Plusieurs noms de successeurs possibles au président sortant circulent déjà à Washington, notamment ceux de l’ancien Secrétaire d’Etat adjoint Robert Zoellick, de Robert Kimmit, numéro 2 du Trésor, et de Stanley Fischer, ancien numéro 2 du FMI, actuellement à la Banque d’Israël. Des non-Américains ont également été cités, notamment Tony Blair, le Premier ministre britannique sortant, et Trevor Manuel, ministre sud-africain des Finances. Cependant, il n’est pas certain que le choix sera définitif avant le départ effectif, fin juin, de Paul Wolfowitz. Et les 24 membres du Conseil administratif de la Banque auront le dernier mot.

Corruption ou népotisme…

Le président Bush, contraint en fin de compte à abandonner son protégé, a néanmoins téléphoné à Paul Wolfowitz pour lui exprimer ses regrets, l’assurant de son respect et de son admiration, en particulier pour la croisade contre la corruption qu’il a lancée au sein de la Banque mondiale et dans les pays bénéficiaires.
L’ancien numéro 2 du Pentagone n’est pas parti de son poste sans coup férir. Il a obtenu l’inclusion, dans la brève déclaration du conseil d’administration, d’un passage précisant que Paul Wolfowitz « nous a assuré qu’il avait agi de façon éthique et de bonne foi » pour servir les intérêts de la Banque, suivi de : « Nous admettons cela. » Evitant ainsi d’accabler le président sortant, le conseil a ajouté : « Nous savons gré à M. Wolfowitz de ses services à la Banque » depuis deux ans.
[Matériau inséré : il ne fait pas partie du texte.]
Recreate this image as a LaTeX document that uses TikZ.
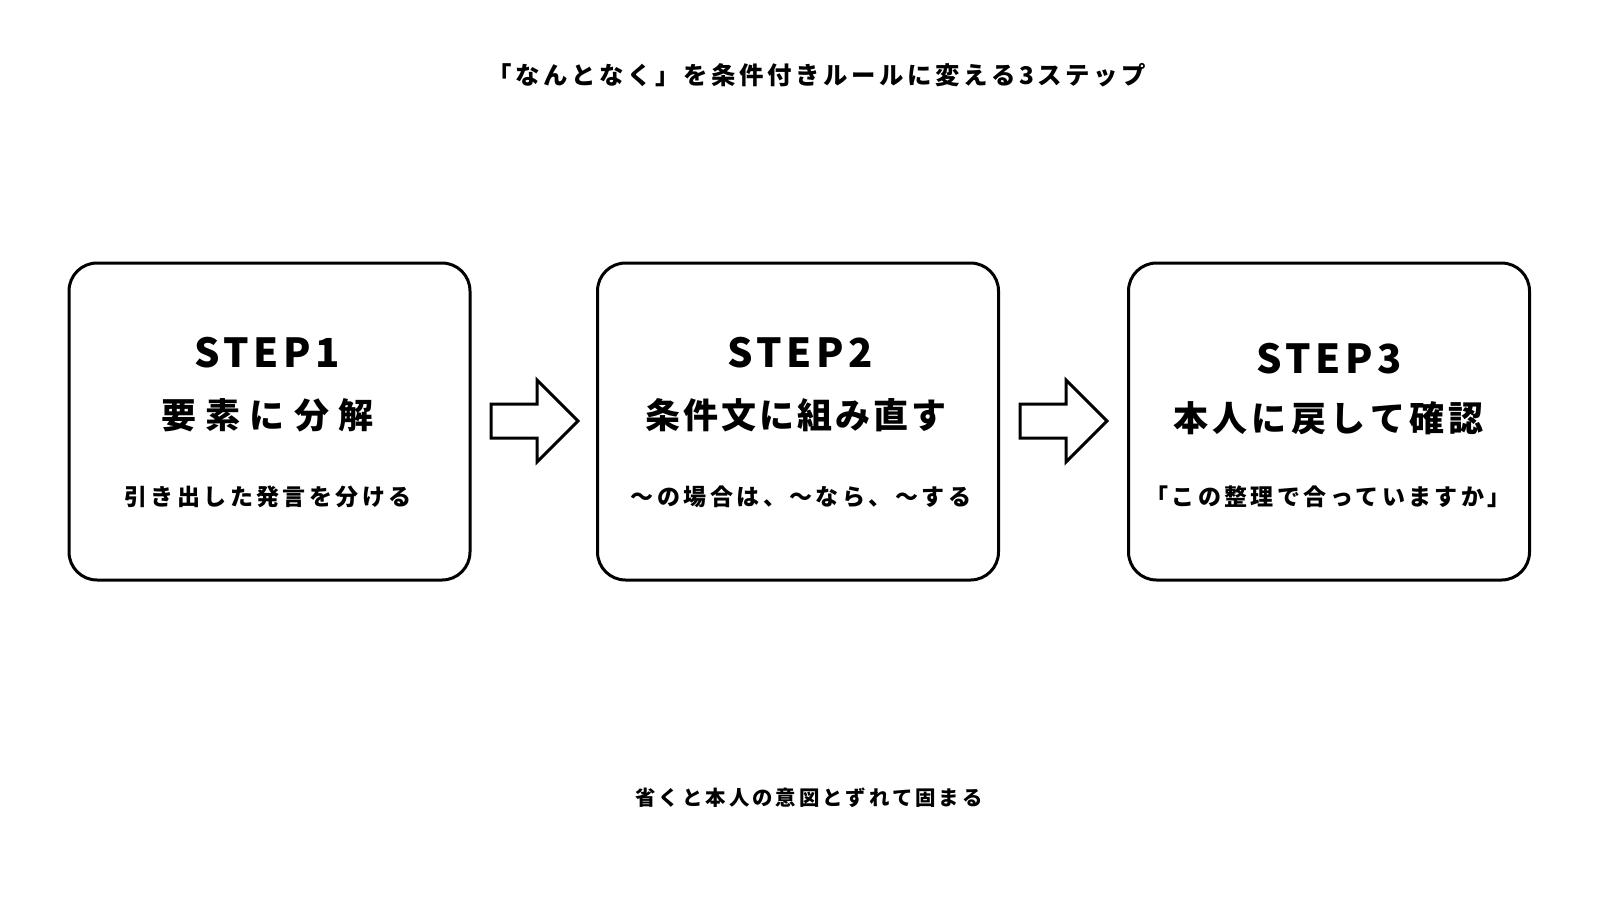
\documentclass[tikz,border=0pt]{standalone}
\usepackage{fontspec}
\setmainfont{Noto Sans CJK JP}[LetterSpace=15]
\usetikzlibrary{shapes.arrows}

% even pitch for the box headings
\ExplSyntaxOn
\NewDocumentCommand\pitched{mm}{\tl_map_inline:nn {#2} {\makebox[#1]{##1}}}
\ExplSyntaxOff

\tikzset{
    stepbox/.style={draw, line width=1.5pt, rounded corners=14pt, minimum width=200.5pt, minimum height=158.5pt},
    flowarrow/.style={single arrow, draw, line width=1.5pt, fill=white, anchor=tail, inner xsep=0pt, inner ysep=7.75pt, minimum height=43.5pt, single arrow head extend=12pt},
    steplabel/.style={font=\bfseries\fontsize{20pt}{23pt}\selectfont\addfontfeatures{LetterSpace=11}},
    steptitle/.style={font=\bfseries\fontsize{17.5pt}{21pt}\selectfont\addfontfeatures{LetterSpace=0}},
    stepnote/.style={font=\bfseries\fontsize{11.5pt}{13pt}\selectfont}
}

\begin{document}
\begin{tikzpicture}[x=0.5pt, y=-0.5pt]
    \useasboundingbox[fill=white] (0,0) rectangle (1600,900);

    \node[font=\bfseries\fontsize{12.2pt}{14pt}\selectfont] (title) at (817,75) {「なんとなく」を条件付きルールに変える3ステップ};

    \node[stepbox] (box1) at (269.5,421.5) {};
    \node[stepbox] (box2) at (798,421.5) {};
    \node[stepbox] (box3) at (1329,421.5) {};

    \node[flowarrow] (arr1) at (489.5,421) {};
    \node[flowarrow] (arr2) at (1018.5,421) {};

    \node[steplabel] (lab1) at (267,353) {STEP1};
    \node[steptitle] (tit1) at (267.5,415) {\pitched{22.2pt}{要素に分解}};
    \node[stepnote] (note1) at (268,497) {引き出した発言を分ける};

    \node[steplabel] (lab2) at (800,353) {STEP2};
    \node[steptitle] (tit2) at (796,415) {\pitched{19.05pt}{条件文に組み直す}};
    \node[stepnote] (note2) at (801,497) {～の場合は、～なら、～する};

    \node[steplabel] (lab3) at (1329,359) {STEP3};
    \node[steptitle] (tit3) at (1328.5,418) {\pitched{19.7pt}{本人に戻して確認}};
    \node[stepnote] (note3) at (1328,497) {「この整理で合っていますか」};

    \node[font=\bfseries\fontsize{10.2pt}{12pt}\selectfont] (foot) at (809,798) {省くと本人の意図とずれて固まる};
\end{tikzpicture}
\end{document}
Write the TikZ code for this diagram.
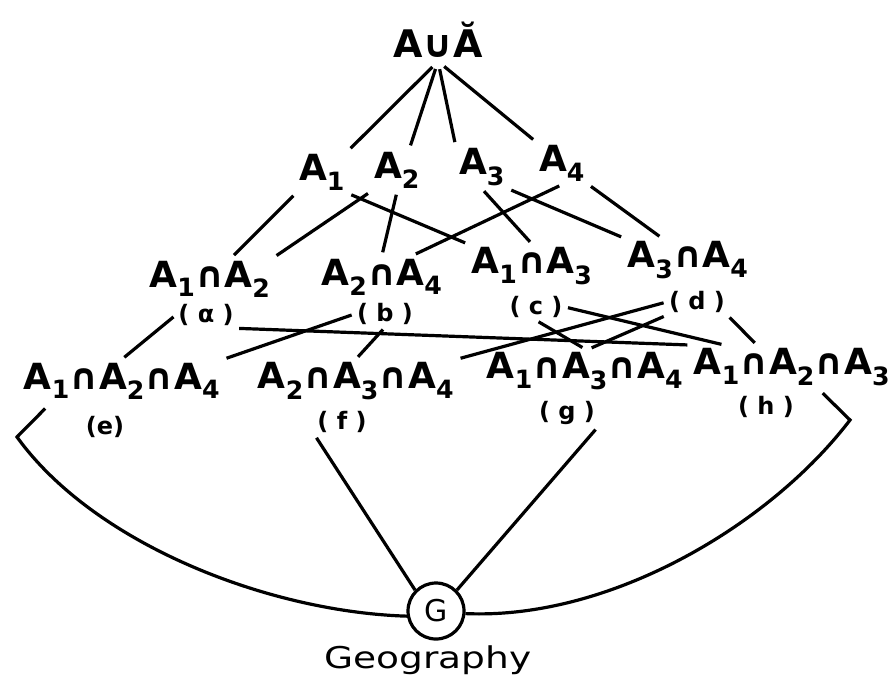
\documentclass[tikz,border=0pt]{standalone}
\usepackage{fontspec}
\setmainfont{DejaVu Sans}
\usetikzlibrary{calc}

\begin{document}
\begin{tikzpicture}[x=1pt, y=-1pt, line width=3.2pt,
    set/.style={inner sep=2pt, font=\fontsize{36}{40}\selectfont\bfseries},
    tag/.style={inner sep=1pt, font=\fontsize{24}{28}\selectfont\bfseries},
    link/.style={shorten <=3pt, shorten >=3pt}]
            \useasboundingbox (0,0) rectangle (893,686);

            % top and single sets
            \node[set, font=\fontsize{38}{42}\selectfont\bfseries] (t) at (438,40) {A∪Ă};
            \node[set] (a1) at (322,172) {A\textsubscript{1}};
            \node[set] (a2) at (397,170) {A\textsubscript{2}};
            \node[set] (a3) at (482,167) {A\textsubscript{3}};
            \node[set] (a4) at (562,163) {A\textsubscript{4}};

            % pairs
            \node[set] (a12) at (210,279) {A\textsubscript{1}∩A\textsubscript{2}};
            \node[set] (a24) at (382,277) {A\textsubscript{2}∩A\textsubscript{4}};
            \node[set] (a13) at (532,266) {A\textsubscript{1}∩A\textsubscript{3}};
            \node[set] (a34) at (688,260) {A\textsubscript{3}∩A\textsubscript{4}};
            \node[tag] (ta) at (206,315) {( α )};
            \node[tag] (tb) at (385,314) {( b )};
            \node[tag] (tc) at (536,307) {( c )};
            \node[tag] (td) at (697,302) {( d )};

            % triples
            \node[set] (e) at (122,381) {A\textsubscript{1}∩A\textsubscript{2}∩A\textsubscript{4}};
            \node[set] (f) at (356,381) {A\textsubscript{2}∩A\textsubscript{3}∩A\textsubscript{4}};
            \node[set] (g) at (585,371) {A\textsubscript{1}∩A\textsubscript{3}∩A\textsubscript{4}};
            \node[set] (h) at (792,367) {A\textsubscript{1}∩A\textsubscript{2}∩A\textsubscript{3}};
            \node[tag] (te) at (105,427) {(e)};
            \node[tag] (tf) at (342,422) {( f )};
            \node[tag] (tg) at (567,413) {( g )};
            \node[tag] (th) at (766,407) {( h )};

            % geography
            \node[circle, draw, minimum size=56pt, inner sep=0pt, font=\fontsize{30}{34}\selectfont] (geo) at (436,611) {G};
            \node[font=\fontsize{30}{34}\selectfont] (geoname) at (428,660) {\scalebox{1.25}[1]{Geography}};

            \coordinate (ecorner) at (17,437);
            \coordinate (hcorner) at (850,420);

            \draw[link, shorten <=8pt] (t.south) -- (a1.north east);
            \draw[link, shorten <=8pt] (t.south) -- (a2.60);
            \draw[link, shorten <=8pt] (t.south) -- (a3.north west);
            \draw[link, shorten <=8pt] (t.south) -- (a4.north west);

            \draw[link] (a1.south west) -- (a12.45);
            \draw[link] (a2.south west) -- (a12.north east);
            \draw[link] (a1.south east) -- (a13.north west);
            \draw[link] (a2.south) -- (a24.north);
            \draw[link] (a4.south) -- (a24.35);
            \draw[link] (a3.south) -- (a13.north);
            \draw[link] (a3.south east) -- (a34.north west);
            \draw[link] (a4.south east) -- (a34.140);

            \draw[link] (ta.west) -- (e.north);
            \draw[link] (ta.south east) -- (h.north west);
            \draw[link] (tb.west) -- (e.north east);
            \draw[link] (tb.south) -- (f.north);
            \draw[link] (tc.east) -- (h.162);
            \draw[link] (tc.south) -- (g.north);
            \draw[link] (td.west) -- (f.north east);
            \draw[link] (td.south west) -- (g.80);
            \draw[link] (td.south east) -- (h.148);

            \draw[shorten <=3pt] (tf.south west) -- (geo.135);
            \draw[shorten <=3pt] (tg.south east) -- (geo.45);
            \draw[shorten <=8pt] ($(e.south west)!0.15!(e.south east)$) -- (ecorner)
                .. controls (95,545) and (270,612) .. (geo.190);
            \draw[shorten <=6pt] ($(h.south west)!0.63!(h.south east)$) -- (hcorner)
                .. controls (770,525) and (610,620) .. (geo.355);
        \end{tikzpicture}
\end{document}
Paul Wolfowitz avait reconnu début avril dernier être intervenu en personne pour assurer à sa compagne, Shaha Ali Riza, âgée de 52 ans, des avantages particuliers à l’occasion de son transfert temporaire de la Banque au Département d’Etat. Avec sa nomination à la tête de la Banque en 2005, Paul Wolfowitz était de fait devenu son chef, situation que ne tolère pas le règlement intérieur de la Banque au regard de couples non mariés.
Mais ce transfert, préconisé par Paul Wolfowitz, et la compensation financière accordée à son instigation à Shaha Riza – dont le salaire, payé par la Banque, soit plus de 193 500 dollars par an, dépasserait celui de la Secrétaire d’état américaine Condoleeza Rice – ont déclenché une véritable révolte parmi les cadres et employés de l’institution, qui l’accusaient de népotisme et d’avoir ainsi sérieusement réduit la crédibilité de celle-ci. Plusieurs importants pays membres ont rejoint le mouvement, poussant en privé à la démission du président à l’occasion d’âpres discussions en marge des réunions de printemps de la Banque et du FMI.
Paul Wolfowitz avait présenté à cette occasion des excuses publiques, admettant qu’il avait commis « une erreur » qu’il « regrettait ». Plusieurs ministres africains sont venus à son secours, soulignant son action en faveur des pays pauvres de l’Afrique. Mais son style de gestion, considéré comme « arrogant » même par ses proches collaborateurs, et l’ombre de l’Irak, ont manifestement entamé les quelques sympathies dont il pouvait jouir par ailleurs.